- **Available data**:
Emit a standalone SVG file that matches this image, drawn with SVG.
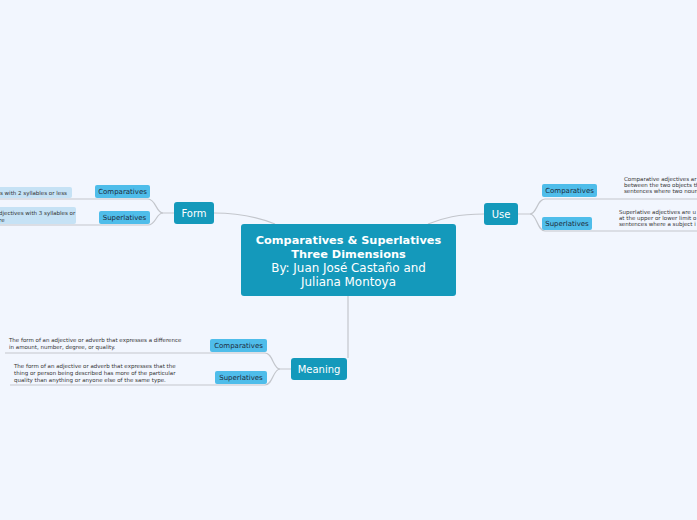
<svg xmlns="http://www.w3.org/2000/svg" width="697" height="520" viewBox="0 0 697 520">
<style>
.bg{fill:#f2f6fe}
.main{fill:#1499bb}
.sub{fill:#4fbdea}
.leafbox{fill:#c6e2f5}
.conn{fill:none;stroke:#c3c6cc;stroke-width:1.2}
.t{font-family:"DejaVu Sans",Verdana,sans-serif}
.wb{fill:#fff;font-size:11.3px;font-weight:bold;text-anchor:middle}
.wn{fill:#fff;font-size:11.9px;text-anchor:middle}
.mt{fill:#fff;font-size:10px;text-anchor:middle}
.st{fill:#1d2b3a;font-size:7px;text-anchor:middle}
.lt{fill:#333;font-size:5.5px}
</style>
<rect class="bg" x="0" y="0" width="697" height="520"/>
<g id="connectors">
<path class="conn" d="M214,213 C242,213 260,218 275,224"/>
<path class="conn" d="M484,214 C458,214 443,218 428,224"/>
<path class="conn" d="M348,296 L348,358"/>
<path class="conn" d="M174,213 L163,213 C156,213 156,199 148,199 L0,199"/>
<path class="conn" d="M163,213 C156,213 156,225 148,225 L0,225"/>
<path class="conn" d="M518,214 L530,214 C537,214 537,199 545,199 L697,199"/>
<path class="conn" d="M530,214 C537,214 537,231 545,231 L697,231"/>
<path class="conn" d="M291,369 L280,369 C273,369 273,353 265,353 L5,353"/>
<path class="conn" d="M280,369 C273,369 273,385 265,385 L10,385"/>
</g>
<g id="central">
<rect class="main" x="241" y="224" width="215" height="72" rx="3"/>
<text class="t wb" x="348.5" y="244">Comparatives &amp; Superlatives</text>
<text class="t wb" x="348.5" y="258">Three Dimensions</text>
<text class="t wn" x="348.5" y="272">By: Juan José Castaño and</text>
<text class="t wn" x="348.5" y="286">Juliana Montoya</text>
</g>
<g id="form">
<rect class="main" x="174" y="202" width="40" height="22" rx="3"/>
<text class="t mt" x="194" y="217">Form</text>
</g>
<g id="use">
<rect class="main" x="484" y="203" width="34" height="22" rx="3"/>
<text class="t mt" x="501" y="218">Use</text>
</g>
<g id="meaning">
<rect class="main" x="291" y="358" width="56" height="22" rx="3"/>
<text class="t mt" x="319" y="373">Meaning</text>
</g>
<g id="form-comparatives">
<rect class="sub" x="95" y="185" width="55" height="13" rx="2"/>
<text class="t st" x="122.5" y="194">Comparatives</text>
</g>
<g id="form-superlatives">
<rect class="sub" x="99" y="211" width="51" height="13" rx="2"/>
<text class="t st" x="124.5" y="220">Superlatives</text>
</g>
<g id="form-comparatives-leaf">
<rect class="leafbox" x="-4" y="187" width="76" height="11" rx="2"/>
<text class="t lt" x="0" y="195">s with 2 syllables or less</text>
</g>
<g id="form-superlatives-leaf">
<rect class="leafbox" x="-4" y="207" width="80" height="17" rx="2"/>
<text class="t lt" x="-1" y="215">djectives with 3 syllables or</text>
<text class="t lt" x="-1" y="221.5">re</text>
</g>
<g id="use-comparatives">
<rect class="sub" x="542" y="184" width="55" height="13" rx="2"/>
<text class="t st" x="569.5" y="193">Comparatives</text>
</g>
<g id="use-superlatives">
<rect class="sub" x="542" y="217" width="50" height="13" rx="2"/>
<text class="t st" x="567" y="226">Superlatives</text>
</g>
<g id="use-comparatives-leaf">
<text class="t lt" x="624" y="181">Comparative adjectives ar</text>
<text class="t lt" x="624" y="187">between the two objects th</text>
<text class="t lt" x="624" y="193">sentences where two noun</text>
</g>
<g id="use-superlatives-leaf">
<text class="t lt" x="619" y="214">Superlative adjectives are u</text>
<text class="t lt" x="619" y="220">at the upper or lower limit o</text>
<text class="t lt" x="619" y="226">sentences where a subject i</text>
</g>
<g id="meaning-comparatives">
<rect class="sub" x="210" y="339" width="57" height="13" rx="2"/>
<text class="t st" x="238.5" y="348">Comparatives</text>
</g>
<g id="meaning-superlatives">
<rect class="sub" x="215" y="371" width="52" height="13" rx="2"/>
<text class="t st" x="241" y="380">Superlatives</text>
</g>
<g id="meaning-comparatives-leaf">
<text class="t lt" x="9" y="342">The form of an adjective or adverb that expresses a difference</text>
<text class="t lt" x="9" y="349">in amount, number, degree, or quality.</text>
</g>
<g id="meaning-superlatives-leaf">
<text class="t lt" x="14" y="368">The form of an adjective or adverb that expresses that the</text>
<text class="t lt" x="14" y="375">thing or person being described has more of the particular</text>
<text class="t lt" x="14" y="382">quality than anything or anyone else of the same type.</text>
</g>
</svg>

- **Set problem**:
Lines containing the word "with" are to be tallied; report only the total.

- **Task output**:
3